## EXERCISE OBJECTIVE
The line containing "3.38, 2.67, 2.15];" marks the end: extract everything from the first line of the data through that line, exactly, with no pictures.

== DATA EXTRACT

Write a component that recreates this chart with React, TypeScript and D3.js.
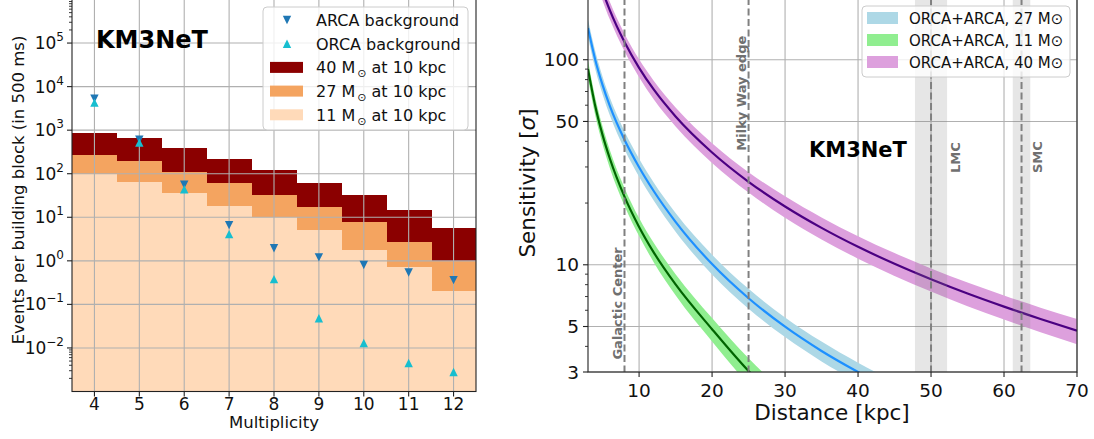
import React from 'react';
import * as d3 from 'd3';

// ---- left panel: trigger rates per multiplicity ----
const multiplicity = [4, 5, 6, 7, 8, 9, 10, 11, 12];
const rate40 = [850, 650, 385, 215, 120, 60, 32, 15, 5.6];
const rate27 = [267, 195, 108, 60, 32, 17, 7.7, 2.7, 1.0];
const rate11 = [100, 65, 36, 18, 10, 5, 1.8, 0.72, 0.2];
const arcaBkg = [5300, 605, 56, 6.6, 1.95, 1.2, 0.8, 0.54, 0.36];
const orcaBkg = [4300, 517, 44, 4.1, 0.38, 0.048, 0.013, 0.0045, 0.0028];
const leftExponents = [-2, -1, 0, 1, 2, 3, 4, 5];

// ---- right panel: sensitivity vs distance ----
const dist27 = [3, 4, 5, 6, 8, 10, 12, 15, 20, 25, 30, 35, 40, 45];
const sens27 = [143, 99.8, 75.2, 59.4, 40.7, 29.9, 22.9, 16.2, 10.08, 6.87, 4.99, 3.8, 3.0, 2.42];
const hi27 = [157, 110, 82.7, 65.3, 44.8, 32.9, 25.2, 17.9, 11.2, 7.63, 5.54, 4.22, 3.33, 2.69];
const lo27 = [129, 89.8, 67.7, 53.5, 36.6, 26.9, 20.6, 14.5, 8.97, 6.11, 4.44, 3.38, 2.67, 2.15];

const dist11 = [3, 4, 5, 6, 8, 10, 12, 15, 20, 25, 30];
const sens11 = [90, 59.3, 42.9, 32.9, 21.5, 15.3, 11.5, 8.02, 4.85, 3.03, 2.03];
const hi11 = [99, 65.2, 47.2, 36.2, 23.7, 16.9, 12.8, 9.0, 5.5, 3.5, 2.37];
const lo11 = [81, 53.4, 38.6, 29.6, 19.4, 13.8, 10.3, 7.1, 4.23, 2.6, 1.7];

const dist40 = [3, 4, 5, 6, 8, 10, 12, 15, 20, 25, 30, 35, 40, 45, 50, 55, 60, 65, 70];
const sens40 = [389, 281, 216, 174, 122, 91.3, 71.6, 52.9, 35.3, 25.4, 19.25, 15.14, 12.24, 10.11, 8.5, 7.24, 6.25, 5.44, 4.77];
const hi40 = [428, 309, 238, 191, 134, 100.4, 79.0, 58.5, 39.2, 28.3, 21.56, 17.0, 13.77, 11.4, 9.6, 8.2, 7.09, 6.18, 5.44];
const lo40 = [350, 253, 194, 157, 110, 82.2, 64.2, 47.3, 31.4, 22.5, 16.94, 13.29, 10.71, 8.82, 7.4, 6.28, 5.41, 4.69, 4.1];

const xTicksRight = [10, 20, 30, 40, 50, 60, 70];
const yTicksRight = [3, 5, 10, 50, 100];
const yMinorRight = [4, 6, 7, 8, 9, 20, 30, 40, 60, 70, 80, 90];

const markerLines = [
  { d: 8, label: 'Galactic Center', tx: 7, ty: 3.45 },
  { d: 25, label: 'Milky Way edge', tx: 24, ty: 36 },
  { d: 50, label: 'LMC', tx: 53.4, ty: 28 },
  { d: 62.4, label: 'SMC', tx: 64.6, ty: 28 },
];
const shadedRanges = [[47.8, 52.2], [61.2, 63.6]];

const FONT = 'DejaVu Sans, sans-serif';

export default function App() {
  // left scales
  const xL = d3.scaleLinear().domain([3.5, 12.5]).range([72, 476]);
  const yL = d3.scaleLog().domain([1e-3, 1e6]).range([391.5, -0.5]);
  const bottomL = yL(1e-3);

  // right scales
  const xR = d3.scaleLinear().domain([3, 70]).range([588, 1077]);
  const yR = d3.scaleLog().domain([3, 200]).range([372, -2]);

  const gridC = '#b0b0b0';
  const spine = '#222';

  const bars = (vals: number[], color: string, key: string) =>
    multiplicity.map((m, i) => (
      <rect key={key + m} x={xL(m - 0.5)} width={xL(m + 0.5) - xL(m - 0.5) + 0.5}
        y={yL(vals[i])} height={bottomL - yL(vals[i])} fill={color} shapeRendering="crispEdges" />
    ));

  const tri = (x: number, y: number, down: boolean, s = 4.2) =>
    down ? `M${x - s},${y - s}L${x + s},${y - s}L${x},${y + s}Z`
         : `M${x - s},${y + s}L${x + s},${y + s}L${x},${y - s}Z`;

  const leftMinor: number[] = [];
  for (let k = 2; k <= 9; k++) { leftMinor.push(k * 1e-3); leftMinor.push(k * 1e5); }

  const band = (ds: number[], lo: number[], hi: number[]) =>
    d3.area<number>().x((_, i) => xR(ds[i])).y0((_, i) => yR(lo[i])).y1((_, i) => yR(hi[i]))
      .curve(d3.curveMonotoneX)(ds) || '';
  const line = (ds: number[], vs: number[]) =>
    d3.line<number>().x((_, i) => xR(ds[i])).y((_, i) => yR(vs[i])).curve(d3.curveMonotoneX)(ds) || '';

  const series = [
    { ds: dist27, s: sens27, lo: lo27, hi: hi27, fill: '#add8e6', stroke: '#1e90ff', label: 'ORCA+ARCA, 27 M⊙' },
    { ds: dist11, s: sens11, lo: lo11, hi: hi11, fill: '#90ee90', stroke: '#006400', label: 'ORCA+ARCA, 11 M⊙' },
    { ds: dist40, s: sens40, lo: lo40, hi: hi40, fill: '#dda0dd', stroke: '#4b0082', label: 'ORCA+ARCA, 40 M⊙' },
  ];

  const leftLegend = [
    { kind: 'down', color: '#1f77b4', text: 'ARCA background' },
    { kind: 'up', color: '#17becf', text: 'ORCA background' },
    { kind: 'patch', color: '#8b0000', mass: '40' },
    { kind: 'patch', color: '#f4a460', mass: '27' },
    { kind: 'patch', color: '#ffdab9', mass: '11' },
  ];

  return (
    <svg width={1094} height={439} style={{ position: 'absolute', left: 0, top: 0, background: '#fff' }}
      fontFamily={FONT}>
      <defs>
        <clipPath id="clipL"><rect x={72} y={-1} width={404} height={392.5} /></clipPath>
        <clipPath id="clipR"><rect x={588} y={-2} width={489} height={374} /></clipPath>
      </defs>

      {/* ===== LEFT PANEL ===== */}
      <g clipPath="url(#clipL)">
        {bars(rate40, '#8b0000', 'a')}
        {bars(rate27, '#f4a460', 'b')}
        {bars(rate11, '#ffdab9', 'c')}
        {multiplicity.map(m => (
          <line key={'gx' + m} x1={xL(m)} x2={xL(m)} y1={-1} y2={bottomL} stroke={gridC} strokeWidth={1.1} />
        ))}
        {leftExponents.map(e => (
          <line key={'gy' + e} x1={72} x2={476} y1={yL(10 ** e)} y2={yL(10 ** e)} stroke={gridC} strokeWidth={1.1} />
        ))}
        {multiplicity.map((m, i) => (
          <path key={'ar' + m} d={tri(xL(m), yL(arcaBkg[i]), true)} fill="#1f77b4" />
        ))}
        {multiplicity.map((m, i) => (
          <path key={'or' + m} d={tri(xL(m), yL(orcaBkg[i]), false)} fill="#17becf" />
        ))}
      </g>
      <rect x={72} y={-1} width={404} height={bottomL + 1} fill="none" stroke={spine} strokeWidth={1.1} />
      {multiplicity.map(m => (
        <g key={'tx' + m}>
          <line x1={xL(m)} x2={xL(m)} y1={bottomL} y2={bottomL + 5} stroke={spine} strokeWidth={1.1} />
          <text x={xL(m)} y={410} textAnchor="middle" fontSize={17} fill="#111">{m}</text>
        </g>
      ))}
      {leftExponents.map(e => (
        <g key={'ty' + e}>
          <line x1={67} x2={72} y1={yL(10 ** e)} y2={yL(10 ** e)} stroke={spine} strokeWidth={1.1} />
          <text x={64} y={yL(10 ** e) + 6} textAnchor="end" fontSize={17} fill="#111">10<tspan dy={-8} fontSize={12}>{e < 0 ? '−' + -e : e}</tspan></text>
        </g>
      ))}
      {leftMinor.map(v => (
        <line key={'mn' + v} x1={69} x2={72} y1={yL(v)} y2={yL(v)} stroke={spine} strokeWidth={0.9} />
      ))}
      <text x={274} y={428} textAnchor="middle" fontSize={16.5} fill="#111">Multiplicity</text>
      <text transform="translate(18.5,190) rotate(-90)" textAnchor="middle" dominantBaseline="central"
        fontSize={16.5} fill="#111">Events per building block (in 500 ms)</text>
      <text x={96} y={48} fontSize={24} fontWeight="bold" fill="#000">KM3NeT</text>

      <rect x={263} y={7} width={205} height={123} rx={4} fill="#fff" fillOpacity={0.8} stroke="#cccccc" />
      {leftLegend.map((it, i) => {
        const cy = 20 + i * 23.7;
        return (
          <g key={'ll' + i}>
            {it.kind === 'patch'
              ? <rect x={270} y={cy - 5.5} width={33} height={11} fill={it.color} />
              : <path d={tri(287, cy, it.kind === 'down')} fill={it.color} />}
            <text x={316} y={cy + 6} fontSize={16} fill="#111">
              {it.kind === 'patch'
                ? <>{it.mass} M<tspan dx={2} dy={4} fontSize={11}>⊙</tspan><tspan dy={-4}> at 10 kpc</tspan></>
                : it.text}
            </text>
          </g>
        );
      })}

      {/* ===== RIGHT PANEL ===== */}
      {xTicksRight.map(t => (
        <line key={'rgx' + t} x1={xR(t)} x2={xR(t)} y1={-2} y2={372} stroke={gridC} strokeWidth={1.1} />
      ))}
      {yTicksRight.map(t => (
        <line key={'rgy' + t} x1={588} x2={1077} y1={yR(t)} y2={yR(t)} stroke={gridC} strokeWidth={1.1} />
      ))}
      <g clipPath="url(#clipR)">
        {series.map((s, i) => (
          <path key={'band' + i} d={band(s.ds, s.lo, s.hi)} fill={s.fill} />
        ))}
        {series.map((s, i) => (
          <path key={'ln' + i} d={line(s.ds, s.s)} fill="none" stroke={s.stroke} strokeWidth={2.2} />
        ))}
        {shadedRanges.map((r, i) => (
          <rect key={'sh' + i} x={xR(r[0])} width={xR(r[1]) - xR(r[0])} y={-2} height={374} fill="#808080" fillOpacity={0.2} />
        ))}
        {markerLines.map(m => (
          <line key={'ml' + m.d} x1={xR(m.d)} x2={xR(m.d)} y1={-2} y2={372} stroke="#808080"
            strokeWidth={2} strokeDasharray="7,3.5" />
        ))}
      </g>
      {markerLines.map(m => (
        <text key={'mt' + m.d} transform={`translate(${xR(m.tx)},${yR(m.ty)}) rotate(-90)`}
          dominantBaseline="central" fontSize={13} fontWeight="bold" fill="#707070">{m.label}</text>
      ))}
      <rect x={588} y={-2} width={489} height={374} fill="none" stroke={spine} strokeWidth={1.1} />
      {xTicksRight.map(t => (
        <g key={'rtx' + t}>
          <line x1={xR(t)} x2={xR(t)} y1={372} y2={377} stroke={spine} strokeWidth={1.1} />
          <text x={xR(t)} y={396.5} textAnchor="middle" fontSize={18.5} fill="#111">{t}</text>
        </g>
      ))}
      {yTicksRight.map(t => (
        <g key={'rty' + t}>
          <line x1={583} x2={588} y1={yR(t)} y2={yR(t)} stroke={spine} strokeWidth={1.1} />
          <text x={579} y={yR(t) + 6.5} textAnchor="end" fontSize={18.5} fill="#111">{t}</text>
        </g>
      ))}
      {yMinorRight.map(t => (
        <line key={'rmn' + t} x1={585} x2={588} y1={yR(t)} y2={yR(t)} stroke={spine} strokeWidth={0.9} />
      ))}
      <text x={832} y={420} textAnchor="middle" fontSize={21.5} fill="#111">Distance [kpc]</text>
      <text transform="translate(527,183) rotate(-90)" textAnchor="middle" dominantBaseline="central"
        fontSize={21.5} fill="#111">Sensitivity [<tspan fontStyle="italic">σ</tspan>]</text>
      <text x={809} y={157} fontSize={21} fontWeight="bold" fill="#000">KM3NeT</text>

      <rect x={862} y={6} width={208} height={71} rx={4} fill="#fff" fillOpacity={0.8} stroke="#cccccc" />
      {series.map((s, i) => {
        const cy = 18 + i * 22;
        return (
          <g key={'rl' + i}>
            <rect x={867} y={cy - 6} width={31} height={12} fill={s.fill} />
            <text x={909} y={cy + 5.5} fontSize={15} fill="#111">{s.label}</text>
          </g>
        );
      })}
    </svg>
  );
}
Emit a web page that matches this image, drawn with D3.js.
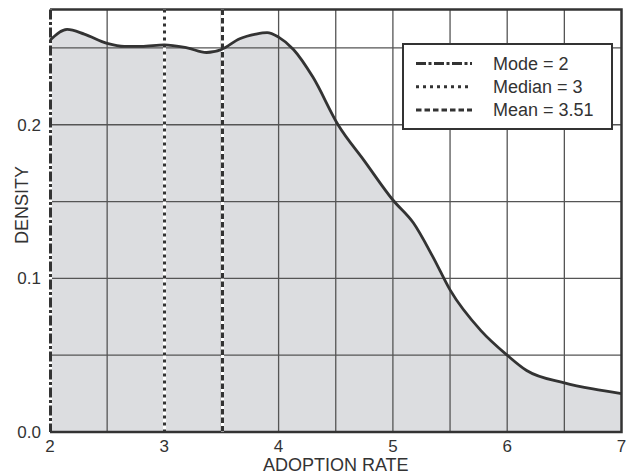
<!DOCTYPE html>
<html>
<head>
<meta charset="utf-8">
<script src="https://cdn.jsdelivr.net/npm/d3@7"></script>
<style>
  body { margin: 0; background: #fff; }
  text { font-family: "Liberation Sans", Arial, sans-serif; fill: #333; }
</style>
</head>
<body>
<div id="chart"></div>
<script>
const width = 629, height = 476;
const margin = { top: 10, right: 7, bottom: 44, left: 50 };

// Density curve
const rates = [2.0, 2.15, 2.3, 2.5, 2.65, 2.8, 3.0, 3.2, 3.37, 3.5, 3.66, 3.8, 3.9, 4.0, 4.13, 4.3, 4.52, 4.75, 5.0, 5.18, 5.35, 5.5, 5.77, 6.0, 6.17, 6.5, 6.75, 7.0];
const density = [0.255, 0.262, 0.259, 0.253, 0.251, 0.251, 0.252, 0.250, 0.247, 0.249, 0.256, 0.259, 0.260, 0.257, 0.249, 0.231, 0.200, 0.1765, 0.151, 0.136, 0.114, 0.0925, 0.066, 0.050, 0.040, 0.032, 0.028, 0.025];

const xTicks = [2, 3, 4, 5, 6, 7];
const xGrid = [2.5, 3, 3.5, 4, 4.5, 5, 5.5, 6, 6.5];
const yTicks = [0, 0.1, 0.2];
const yGrid = [0.05, 0.1, 0.15, 0.2, 0.25];

const stats = [
  { label: 'Mode = 2', value: 2, dash: '10,2.5,3,2.5' },
  { label: 'Median = 3', value: 3, dash: '3,4' },
  { label: 'Mean = 3.51', value: 3.51, dash: '5.5,3' }
];

const svg = d3.select('#chart')
  .append('svg')
  .attr('width', width)
  .attr('height', height);

const x = d3.scaleLinear().domain([2, 7]).range([margin.left, width - margin.right - 0.5]);
const y = d3.scaleLinear().domain([0, 0.275]).range([height - margin.bottom, 9.5]);

const pts = rates.map((r, i) => [r, density[i]]);

// filled area
svg.append('path')
  .datum(pts)
  .attr('fill', '#dcdde0')
  .attr('d', d3.area().x(d => x(d[0])).y0(y(0)).y1(d => y(d[1])).curve(d3.curveMonotoneX));

// grid
svg.append('g').selectAll('line')
  .data(xGrid).enter().append('line')
  .attr('x1', d => x(d)).attr('x2', d => x(d))
  .attr('y1', y.range()[1]).attr('y2', y(0))
  .attr('stroke', '#555').attr('stroke-width', 1.3);

svg.append('g').selectAll('line')
  .data(yGrid).enter().append('line')
  .attr('x1', x(2)).attr('x2', x(7))
  .attr('y1', d => y(d)).attr('y2', d => y(d))
  .attr('stroke', '#555').attr('stroke-width', 1.3);

// frame: top, right, bottom
svg.append('path')
  .attr('d', `M${x(2)},${y.range()[1]}H${x(7)}V${y(0)}H${x(2)}`)
  .attr('fill', 'none').attr('stroke', '#333').attr('stroke-width', 2.5);

// stat lines (white underlay so the gaps read white), snapped to pixels
const sx = d => Math.round(x(d.value) - 0.5) + 0.5;
const statG = svg.append('g').selectAll('g')
  .data(stats).enter().append('g');

statG.append('line')
  .attr('x1', sx).attr('x2', sx)
  .attr('y1', y.range()[1]).attr('y2', y(0))
  .attr('stroke', '#fff').attr('stroke-width', 3);

statG.append('line')
  .attr('x1', sx).attr('x2', sx)
  .attr('y1', y.range()[1]).attr('y2', y(0))
  .attr('stroke', '#333').attr('stroke-width', 3)
  .attr('stroke-dasharray', d => d.dash);

// curve
svg.append('path')
  .datum(pts)
  .attr('fill', 'none')
  .attr('stroke', '#333')
  .attr('stroke-width', 2.8)
  .attr('d', d3.line().x(d => x(d[0])).y(d => y(d[1])).curve(d3.curveMonotoneX));

// tick labels
svg.append('g').selectAll('text')
  .data(xTicks).enter().append('text')
  .attr('x', d => x(d)).attr('y', 452)
  .attr('text-anchor', 'middle')
  .style('font-size', '17px')
  .text(d => d);

svg.append('g').selectAll('text')
  .data(yTicks).enter().append('text')
  .attr('x', 41).attr('y', d => y(d))
  .attr('dy', '0.35em')
  .attr('text-anchor', 'end')
  .style('font-size', '17px')
  .text(d => d3.format('.1f')(d));

// axis titles
svg.append('text')
  .attr('x', (x(2) + x(7)) / 2).attr('y', 471)
  .attr('text-anchor', 'middle')
  .style('font-size', '18px')
  .text('ADOPTION RATE');

svg.append('text')
  .attr('transform', 'translate(28,205) rotate(-90)')
  .attr('text-anchor', 'middle')
  .style('font-size', '18px')
  .text('DENSITY');

// legend
const legend = svg.append('g');
legend.append('rect')
  .attr('x', 403).attr('y', 44).attr('width', 209).attr('height', 85)
  .attr('fill', '#fff').attr('stroke', '#333').attr('stroke-width', 2);

const rows = legend.selectAll('g.row')
  .data(stats).enter().append('g')
  .attr('class', 'row')
  .attr('transform', (d, i) => `translate(0,${63.5 + i * 23.3})`);

rows.append('line')
  .attr('x1', 416).attr('x2', 472)
  .attr('stroke', '#333').attr('stroke-width', 3)
  .attr('stroke-dasharray', d => d.dash);

rows.append('text')
  .attr('x', 493).attr('dy', '0.35em')
  .style('font-size', '18px')
  .text(d => d.label);
</script>
</body>
</html>
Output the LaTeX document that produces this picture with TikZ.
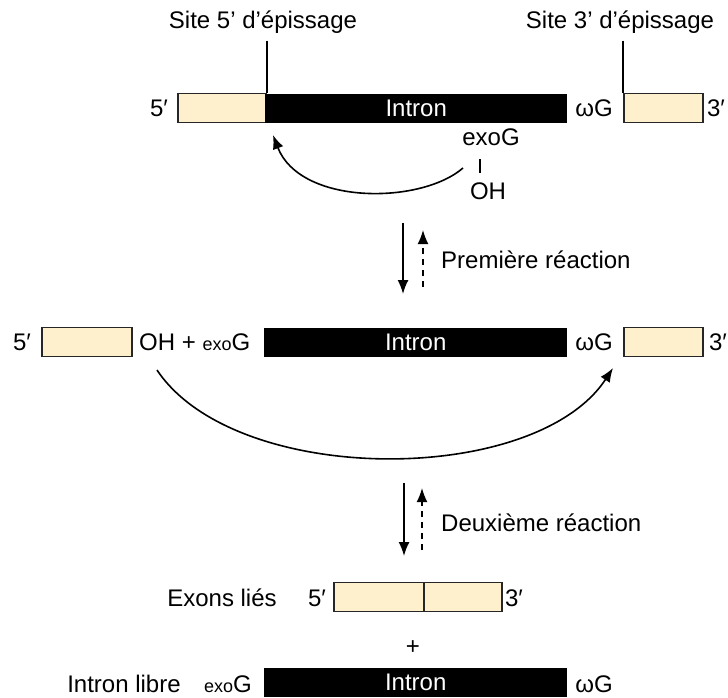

====

## RESULT
Write a component that recreates this chart with React, TypeScript and D3.js.
import React from 'react';
import * as d3 from 'd3';

// ---- left panel: trigger rates per multiplicity ----
const multiplicity = [4, 5, 6, 7, 8, 9, 10, 11, 12];
const rate40 = [850, 650, 385, 215, 120, 60, 32, 15, 5.6];
const rate27 = [267, 195, 108, 60, 32, 17, 7.7, 2.7, 1.0];
const rate11 = [100, 65, 36, 18, 10, 5, 1.8, 0.72, 0.2];
const arcaBkg = [5300, 605, 56, 6.6, 1.95, 1.2, 0.8, 0.54, 0.36];
const orcaBkg = [4300, 517, 44, 4.1, 0.38, 0.048, 0.013, 0.0045, 0.0028];
const leftExponents = [-2, -1, 0, 1, 2, 3, 4, 5];

// ---- right panel: sensitivity vs distance ----
const dist27 = [3, 4, 5, 6, 8, 10, 12, 15, 20, 25, 30, 35, 40, 45];
const sens27 = [143, 99.8, 75.2, 59.4, 40.7, 29.9, 22.9, 16.2, 10.08, 6.87, 4.99, 3.8, 3.0, 2.42];
const hi27 = [157, 110, 82.7, 65.3, 44.8, 32.9, 25.2, 17.9, 11.2, 7.63, 5.54, 4.22, 3.33, 2.69];
const lo27 = [129, 89.8, 67.7, 53.5, 36.6, 26.9, 20.6, 14.5, 8.97, 6.11, 4.44, 3.38, 2.67, 2.15];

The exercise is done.